The bill provides the legal authority for government to enable a project agreement with Pacific NorthWest LNG.
Finance Minister Mike de Jong also tabled the agreement Monday (July 13) with the Malaysia-led consortium that was released last week.
“This is an opportunity for the public, for legislators to analyze and discuss the documents and the legislation that will breathe life into a whole new industry and whole era of opportunity in B.C.,” he said.
Opposition leader John Horgan has already indicated that the NDP will vote against the bill.
He said the Liberals have failed to secure job guarantees, protect the environment and get a fair return for the people of B.C.

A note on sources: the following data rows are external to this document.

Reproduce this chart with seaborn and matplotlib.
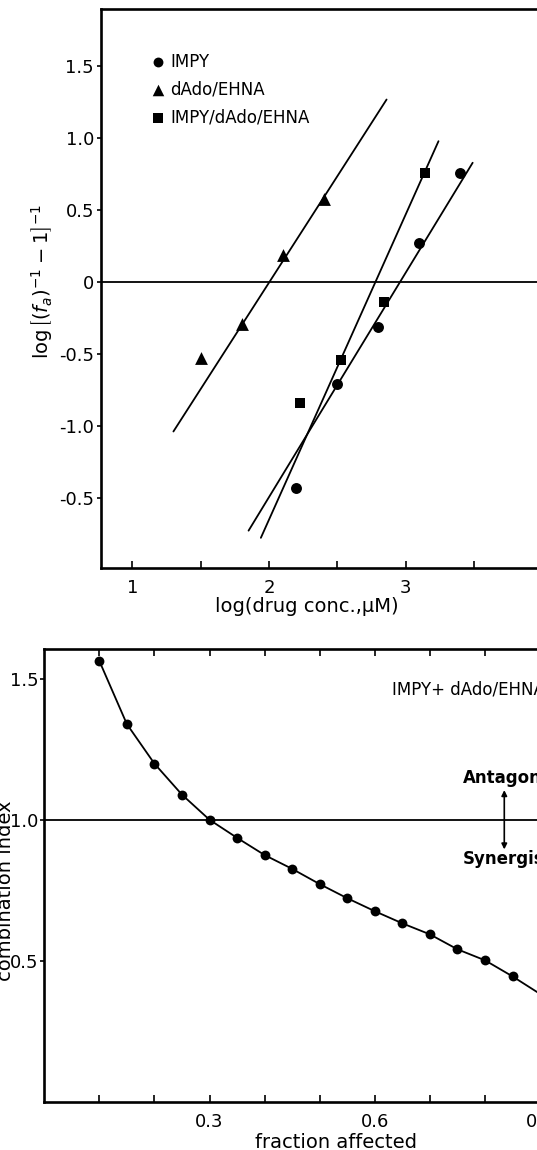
import matplotlib
matplotlib.use("Agg")
import numpy as np
import pandas as pd
import matplotlib.pyplot as plt
import seaborn as sns

# Median-effect plot
impy_x = [2.2, 2.5, 2.8, 3.1, 3.4]
impy_y = [-1.43, -0.71, -0.31, 0.27, 0.76]
dado_x = [1.5, 1.8, 2.1, 2.4]
dado_y = [-0.53, -0.29, 0.19, 0.58]
combo_x = [2.23, 2.53, 2.84, 3.14]
combo_y = [-0.84, -0.54, -0.14, 0.76]

# ends of the fitted lines
impy_fit_x = [1.85, 3.49]
impy_fit_y = [-1.73, 0.83]
dado_fit_x = [1.30, 2.86]
dado_fit_y = [-1.04, 1.27]
combo_fit_x = [1.94, 3.24]
combo_fit_y = [-1.78, 0.98]

drugs = ["IMPY", "dAdo/EHNA", "IMPY/dAdo/EHNA"]
top_yticks = [1.5, 1.0, 0.5, 0, -0.5, -1.0, -1.5]
top_yticklabels = ["1.5", "1.0", "0.5", "0", "-0.5", "-1.0", "-0.5"]

# Combination index vs fraction affected
fa = [0.10, 0.15, 0.20, 0.25, 0.30, 0.35, 0.40, 0.45,
      0.50, 0.55, 0.60, 0.65, 0.70, 0.75, 0.80, 0.85]
ci = [1.563, 1.339, 1.199, 1.089, 1.0, 0.936, 0.875, 0.826,
      0.772, 0.722, 0.676, 0.633, 0.594, 0.541, 0.502, 0.445]
fa_tail = [0.895]
ci_tail = [0.389]

sns.set_style("ticks")
plt.rcParams["font.family"] = ["DejaVu Sans"]
plt.rcParams.update({
    "axes.linewidth": 1.9,
    "axes.edgecolor": "black",
    "axes.labelcolor": "black",
    "text.color": "black",
    "xtick.color": "black",
    "ytick.color": "black",
})

fig = plt.figure(figsize=(5.37, 11.5), dpi=100)

# ---- top panel ----
ax1 = fig.add_axes([101 / 537, 1 - 568 / 1150, 455 / 537, 559 / 1150])

for fx, fy in [(impy_fit_x, impy_fit_y), (dado_fit_x, dado_fit_y), (combo_fit_x, combo_fit_y)]:
    sns.lineplot(x=fx, y=fy, color="black", lw=1.3, ax=ax1)

sns.scatterplot(x=impy_x, y=impy_y, marker="o", s=62, color="black", linewidth=0,
                ax=ax1, zorder=3, label=drugs[0])
sns.scatterplot(x=dado_x, y=dado_y, marker="^", s=85, color="black", linewidth=0,
                ax=ax1, zorder=3, label=drugs[1])
sns.scatterplot(x=combo_x, y=combo_y, marker="s", s=55, color="black", linewidth=0,
                ax=ax1, zorder=3, label=drugs[2])
ax1.axhline(0, color="black", lw=1.3)

ax1.set_xlim(0.77, 4.1)
ax1.set_ylim(-1.99, 1.9)
ax1.set_xticks([1, 2, 3])
ax1.set_xticklabels(["1", "2", "3"])
ax1.set_xticks([1.5, 2.5, 3.5], minor=True)
ax1.set_yticks(top_yticks)
ax1.set_yticklabels(top_yticklabels)
ax1.tick_params(axis="x", which="both", direction="in", length=5, width=1.2, pad=8, labelsize=13)
ax1.tick_params(axis="y", direction="out", length=3, width=1.2, pad=2, labelsize=13)

ax1.set_xlabel("log(drug conc.,μM)", fontsize=14)
ax1.xaxis.set_label_coords(0.453, -0.052)
ax1.set_ylabel(r"$\log\left[(f_a)^{-1}-1\right]^{-1}$", fontsize=14)
ax1.yaxis.set_label_coords(-0.101, 0.512)

ax1.legend(loc="upper left", bbox_to_anchor=(0.11, 0.922), frameon=False,
           fontsize=12, handlelength=0.8, handletextpad=0.35,
           borderaxespad=0, borderpad=0, labelspacing=0.6, markerscale=0.9)

# ---- bottom panel ----
ax2 = fig.add_axes([44.2 / 537, 1 - 1102 / 1150, 551 / 537, 453 / 1150])

sns.lineplot(x=fa + fa_tail, y=ci + ci_tail, color="black", lw=1.3, ax=ax2)
sns.scatterplot(x=fa, y=ci, color="black", s=50, linewidth=0, ax=ax2, zorder=3)
ax2.axhline(1.0, color="black", lw=1.3)

ax2.set_xlim(0, 1.0)
ax2.set_ylim(0, 1.605)
ax2.set_xticks([0.3, 0.6, 0.9])
ax2.set_xticklabels(["0.3", "0.6", "0.9"])
ax2.set_xticks([0.1, 0.2, 0.4, 0.5, 0.7, 0.8], minor=True)
ax2.set_yticks([0.5, 1.0, 1.5])
ax2.set_yticklabels(["0.5", "1.0", "1.5"])
ax2.tick_params(axis="x", which="both", direction="in", length=5, width=1.2, pad=8,
                labelsize=13, top=True)
ax2.tick_params(axis="y", direction="out", length=3, width=1.2, pad=1, labelsize=13)

ax2.set_xlabel("fraction affected", fontsize=14)
ax2.xaxis.set_label_coords(0.53, -0.068)
ax2.set_ylabel("combination index", fontsize=14)
ax2.yaxis.set_label_coords(-0.053, 0.466)

ax2.text(0.631, 1.463, "IMPY+ dAdo/EHNA", fontsize=12, va="center", ha="left")
ax2.text(0.76, 1.149, "Antagonism", fontsize=12, fontweight="bold", va="center", ha="left")
ax2.text(0.76, 0.861, "Synergism", fontsize=12, fontweight="bold", va="center", ha="left")
ax2.annotate("", xy=(0.835, 1.105), xytext=(0.835, 0.895),
             arrowprops=dict(arrowstyle="<|-|>", color="black", lw=1.2,
                             mutation_scale=8, shrinkA=0, shrinkB=0))

fig.savefig("out.png", dpi=100)
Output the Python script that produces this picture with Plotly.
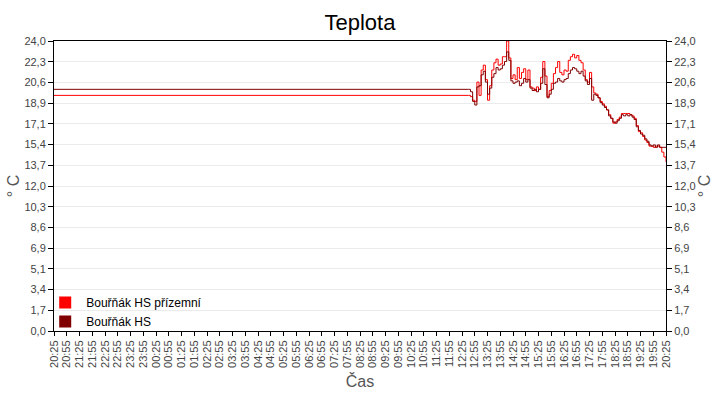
import plotly.graph_objects as go

# --- data -------------------------------------------------------------
start_day = "2024-06-01"
next_day = "2024-06-02"

# first sample (previous day, 20:25) then samples on the next day
first_time = "20:25"
first_red = 19.5
first_dark = 20.0

times = [
    "12:40", "12:45", "12:50", "12:55", "13:00", "13:05", "13:10", "13:15", "13:20", "13:25",
    "13:30", "13:35", "13:40", "13:45", "13:50", "13:55", "14:00", "14:05", "14:10", "14:15",
    "14:20", "14:25", "14:30", "14:35", "14:40", "14:45", "14:50", "14:55", "15:00", "15:05",
    "15:10", "15:15", "15:20", "15:25", "15:30", "15:35", "15:40", "15:45", "15:50", "15:55",
    "16:00", "16:05", "16:10", "16:15", "16:20", "16:25", "16:30", "16:35", "16:40", "16:45",
    "16:50", "16:55", "17:00", "17:05", "17:10", "17:15", "17:20", "17:25", "17:30", "17:35",
    "17:40", "17:45", "17:50", "17:55", "18:00", "18:05", "18:10", "18:15", "18:20", "18:25",
    "18:30", "18:35", "18:40", "18:45", "18:50", "18:55", "19:00", "19:05", "19:10", "19:15",
    "19:20", "19:25", "19:30", "19:35", "19:40", "19:45", "19:50", "19:55", "20:00", "20:05",
    "20:10", "20:15", "20:20", "20:25",
]

red_vals = [  # Bouřňák HS přízemní
    19.5, 19.4, 19.1, 19.0, 20.6, 19.5, 21.6, 22.0, 20.8, 19.1,
    20.3, 21.6, 22.2, 22.5, 22.0, 22.1, 22.7, 22.7, 24.0, 22.6,
    20.9, 21.2, 20.8, 21.8, 20.9, 21.4, 21.7, 20.8, 21.6, 20.2,
    20.1, 19.9, 20.2, 20.0, 21.0, 22.3, 21.1, 19.4, 19.9, 20.5,
    21.3, 21.8, 22.3, 21.4, 21.2, 21.6, 21.5, 22.4, 22.7, 22.9,
    22.6, 22.8, 22.4, 22.2, 21.6, 20.8, 20.6, 21.4, 20.2, 19.7,
    19.6, 19.3, 19.0, 18.8, 18.6, 18.3, 17.9, 17.6, 17.2, 17.3,
    17.5, 17.7, 18.0, 18.0, 18.0, 18.0, 17.9, 17.8, 17.6, 17.0,
    16.5, 16.4, 16.1, 15.8, 15.6, 15.3, 15.3, 15.2, 15.3, 15.3,
    15.2, 14.8, 14.4, 14.0,
]

dark_vals = [  # Bouřňák HS
    20.0, 19.8, 19.0, 18.7, 20.2, 20.3, 21.2, 21.5, 20.6, 19.6,
    20.1, 21.0, 21.3, 21.8, 21.6, 21.7, 22.0, 22.3, 23.1, 22.4,
    20.7, 20.5, 20.6, 20.7, 20.3, 20.5, 20.9, 20.6, 20.8, 20.1,
    19.9, 20.0, 19.8, 20.0, 20.5, 21.7, 20.4, 19.3, 19.6, 20.0,
    20.5, 20.6, 20.9, 20.7, 20.6, 20.8, 20.9, 21.3, 21.6, 21.8,
    21.7, 21.5, 21.3, 21.5, 21.1, 20.7, 20.4, 20.9, 19.1, 19.6,
    19.5, 19.3, 18.9, 18.7, 18.5, 18.3, 17.8, 17.6, 17.3, 17.2,
    17.4, 17.6, 17.9, 17.8, 17.9, 17.8, 17.9, 17.7, 17.5, 16.9,
    16.6, 16.3, 16.2, 15.9, 15.7, 15.4, 15.3, 15.4, 15.2, 15.4,
    15.2, 15.2, 15.2, 15.2,
]

series_names = ["Bouřňák HS přízemní", "Bouřňák HS"]
series_colors = ["#ff0000", "#800000"]

# --- build ------------------------------------------------------------
x = [f"{start_day} {first_time}"] + [f"{next_day} {t}" for t in times]
y_red = [first_red] + red_vals
y_dark = [first_dark] + dark_vals

fig = go.Figure()
for name, yv, col in [(series_names[0], y_red, series_colors[0]),
                      (series_names[1], y_dark, series_colors[1])]:
    fig.add_trace(go.Scatter(x=x, y=yv, mode="lines", line=dict(color=col, width=1, shape="hv"),
                             name=name, showlegend=False, hoverinfo="x+y"))
# legend squares
for name, col in zip(series_names, series_colors):
    fig.add_trace(go.Scatter(x=[None], y=[None], mode="markers", name=name,
                             marker=dict(symbol="square", size=15, color=col)))
# invisible trace to activate right axis
fig.add_trace(go.Scatter(x=[x[0]], y=[None], yaxis="y2", showlegend=False, hoverinfo="skip"))

font_family = "Liberation Sans, Arial, sans-serif"
ymax = 24.0
ystep = ymax / 14

yaxis_common = dict(range=[0, ymax], tick0=0, dtick=ystep, tickformat=".1f",
                    showline=True, linecolor="black", linewidth=1,
                    ticks="outside", ticklen=5, tickcolor="black",
                    tickfont=dict(size=11, color="#444444", family=font_family),
                    zeroline=False, fixedrange=True)

fig.update_layout(
    width=720, height=400,
    margin=dict(l=54, r=54, t=41, b=69),
    paper_bgcolor="white", plot_bgcolor="white",
    separators=",.",
    font=dict(family=font_family),
    title=dict(text="Teplota", x=0.5, xanchor="center", y=0.945, yanchor="middle",
               font=dict(size=22, color="black", family=font_family)),
    xaxis=dict(type="date", range=[f"{start_day} 20:25", f"{next_day} 20:25"],
               tick0=f"{start_day} 20:25", dtick=30 * 60 * 1000, tickformat="%H:%M",
               tickangle=-90, tickfont=dict(size=11, color="#444444", family=font_family),
               showline=True, linecolor="black", linewidth=1, mirror=True,
               ticks="outside", ticklen=4, tickcolor="black", showgrid=False,
               title=dict(text="Čas", font=dict(size=16, color="#555555"), standoff=8)),
    yaxis=dict(**yaxis_common, showgrid=True, gridcolor="#ebebeb", gridwidth=1,
               title=dict(text="° C", font=dict(size=16, color="#555555"), standoff=0)),
    yaxis2=dict(**yaxis_common, overlaying="y", side="right", showgrid=False,
                title=dict(text="° C", font=dict(size=16, color="#555555"), standoff=0)),
    legend=dict(x=-0.016, y=-0.017, xanchor="left", yanchor="bottom",
                bgcolor="rgba(255,255,255,0)", font=dict(size=12, color="black"),
                itemsizing="constant", itemwidth=32, tracegroupgap=0),
)

fig.write_html("out.html")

“Consequently, we will be opposing this bill, but we do not, under any circumstances, oppose development of this resource,” he said. “But we want to make sure we do it in a way that benefits all British Columbians, not just meeting a political promise that was made during an election campaign.”
The government has recalled the legislature for a rare summer session to debate the bill. The house is expected to sit for at least two weeks.
Pacific Northwest LNG is comprised of Petronas, Sinopec, JAPEX, Indian Oil Corporation and Petroleum Brunei.
The companies plan to build a facility on Lelu Island, near Prince Rupert, that would liquefy and export natural gas, transported by pipeline from northeastern B.C. The project still has to pass a federal environmental assessment.